- Exercise directions:
Go through the data and copy every line exactly, but not the images.

- Dataset excerpt:
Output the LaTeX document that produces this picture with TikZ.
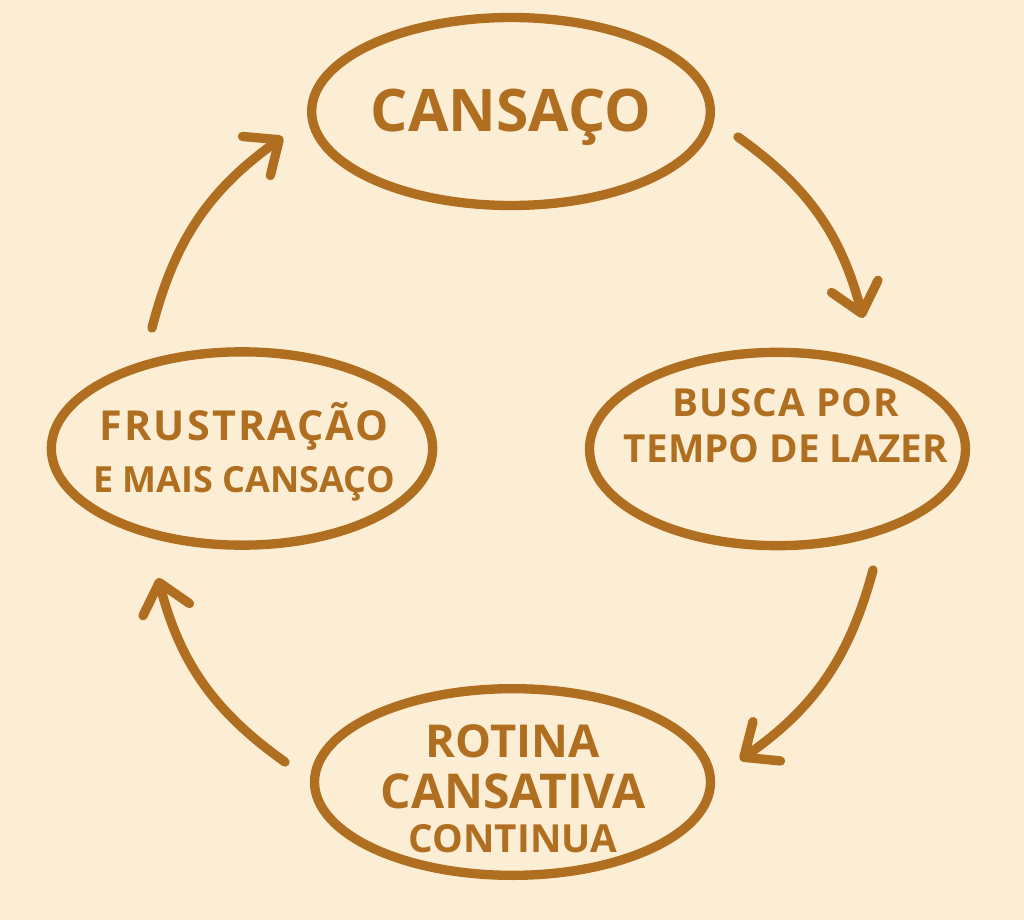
\documentclass[tikz,border=0pt]{standalone}
\usepackage{fontspec}
\setmainfont{Open Sans}
\usetikzlibrary{shapes.geometric, arrows.meta}
\definecolor{rust}{RGB}{176,110,32}
\definecolor{paper}{RGB}{252,238,212}

\begin{document}
\begin{tikzpicture}[x=0.75pt, y=-0.75pt, line width=7pt, rust,
    main/.style = {draw, ellipse, inner sep=0pt},
    txt/.style = {text=rust, align=center, anchor=base, inner sep=0pt},
    flow/.style = {line cap=round, -{Straight Barb[length=21pt, width=36pt, round]}}]
    \fill[paper] (0,0) rectangle (1024,920);
    \useasboundingbox (0,0) rectangle (1024,920);
    \node[main, minimum width=299pt, minimum height=141pt] (1) at (511,111.5) {};
    \node[main, minimum width=282pt, minimum height=145pt] (2) at (777.5,449) {};
    \node[main, minimum width=297pt, minimum height=140pt] (3) at (512.5,782) {};
    \node[main, minimum width=286pt, minimum height=145pt] (4) at (242,448.5) {};
    % texts, placed at the baseline of their last line
    \node[txt, font=\bfseries\fontsize{44}{50}\selectfont] (t1) at (511,132) {CANSAÇO};
    \node[txt, font=\bfseries\fontsize{29}{34}\selectfont] (t2) at (786,462)
        {\addfontfeature{LetterSpace=3}BUSCA POR\\TEMPO DE LAZER};
    \node[txt, font=\bfseries\fontsize{34}{38}\selectfont] (t3) at (513,852)
        {ROTINA\\{\fontsize{36}{38}\selectfont CANSATIVA}\\[-5pt]{\fontsize{29}{33}\selectfont CONTINUA}};
    \node[txt, font=\bfseries\fontsize{31}{39}\selectfont] (t4) at (244,492)
        {{\addfontfeature{LetterSpace=5}FRUSTRAÇÃO}\\{\fontsize{27}{39}\selectfont E MAIS CANSAÇO}};
    \coordinate (a1) at (738,137);  \coordinate (b1) at (863,318);
    \coordinate (a2) at (873,570);  \coordinate (b2) at (740,760);
    \coordinate (a3) at (285,762);  \coordinate (b3) at (158,578);
    \coordinate (a4) at (152,328);  \coordinate (b4) at (283,137);
    \draw[flow] (a1) to[bend left=20] (b1);
    \draw[flow] (a2) to[bend left=20] (b2);
    \draw[flow] (a3) to[bend left=20] (b3);
    \draw[flow] (a4) to[bend left=20] (b4);
\end{tikzpicture}
\end{document}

- Response to the exercise:
Output the LaTeX document that produces this picture with TikZ.
\documentclass[tikz,border=0pt]{standalone}
\usepackage{fontspec}
\setmainfont{Open Sans}
\usetikzlibrary{shapes.geometric, arrows.meta}
\definecolor{rust}{RGB}{176,110,32}
\definecolor{paper}{RGB}{252,238,212}

\begin{document}
\begin{tikzpicture}[x=0.75pt, y=-0.75pt, line width=7pt, rust,
    main/.style = {draw, ellipse, inner sep=0pt},
    txt/.style = {text=rust, align=center, anchor=base, inner sep=0pt},
    flow/.style = {line cap=round, -{Straight Barb[length=21pt, width=36pt, round]}}]
    \fill[paper] (0,0) rectangle (1024,920);
    \useasboundingbox (0,0) rectangle (1024,920);
    \node[main, minimum width=299pt, minimum height=141pt] (1) at (511,111.5) {};
    \node[main, minimum width=282pt, minimum height=145pt] (2) at (777.5,449) {};
    \node[main, minimum width=297pt, minimum height=140pt] (3) at (512.5,782) {};
    \node[main, minimum width=286pt, minimum height=145pt] (4) at (242,448.5) {};
    % texts, placed at the baseline of their last line
    \node[txt, font=\bfseries\fontsize{44}{50}\selectfont] (t1) at (511,132) {CANSAÇO};
    \node[txt, font=\bfseries\fontsize{29}{34}\selectfont] (t2) at (786,462)
        {\addfontfeature{LetterSpace=3}BUSCA POR\\TEMPO DE LAZER};
    \node[txt, font=\bfseries\fontsize{34}{38}\selectfont] (t3) at (513,852)
        {ROTINA\\{\fontsize{36}{38}\selectfont CANSATIVA}\\[-5pt]{\fontsize{29}{33}\selectfont CONTINUA}};
    \node[txt, font=\bfseries\fontsize{31}{39}\selectfont] (t4) at (244,492)
        {{\addfontfeature{LetterSpace=5}FRUSTRAÇÃO}\\{\fontsize{27}{39}\selectfont E MAIS CANSAÇO}};
    \coordinate (a1) at (738,137);  \coordinate (b1) at (863,318);
    \coordinate (a2) at (873,570);  \coordinate (b2) at (740,760);
    \coordinate (a3) at (285,762);  \coordinate (b3) at (158,578);
    \coordinate (a4) at (152,328);  \coordinate (b4) at (283,137);
    \draw[flow] (a1) to[bend left=20] (b1);
    \draw[flow] (a2) to[bend left=20] (b2);
    \draw[flow] (a3) to[bend left=20] (b3);
    \draw[flow] (a4) to[bend left=20] (b4);
\end{tikzpicture}
\end{document}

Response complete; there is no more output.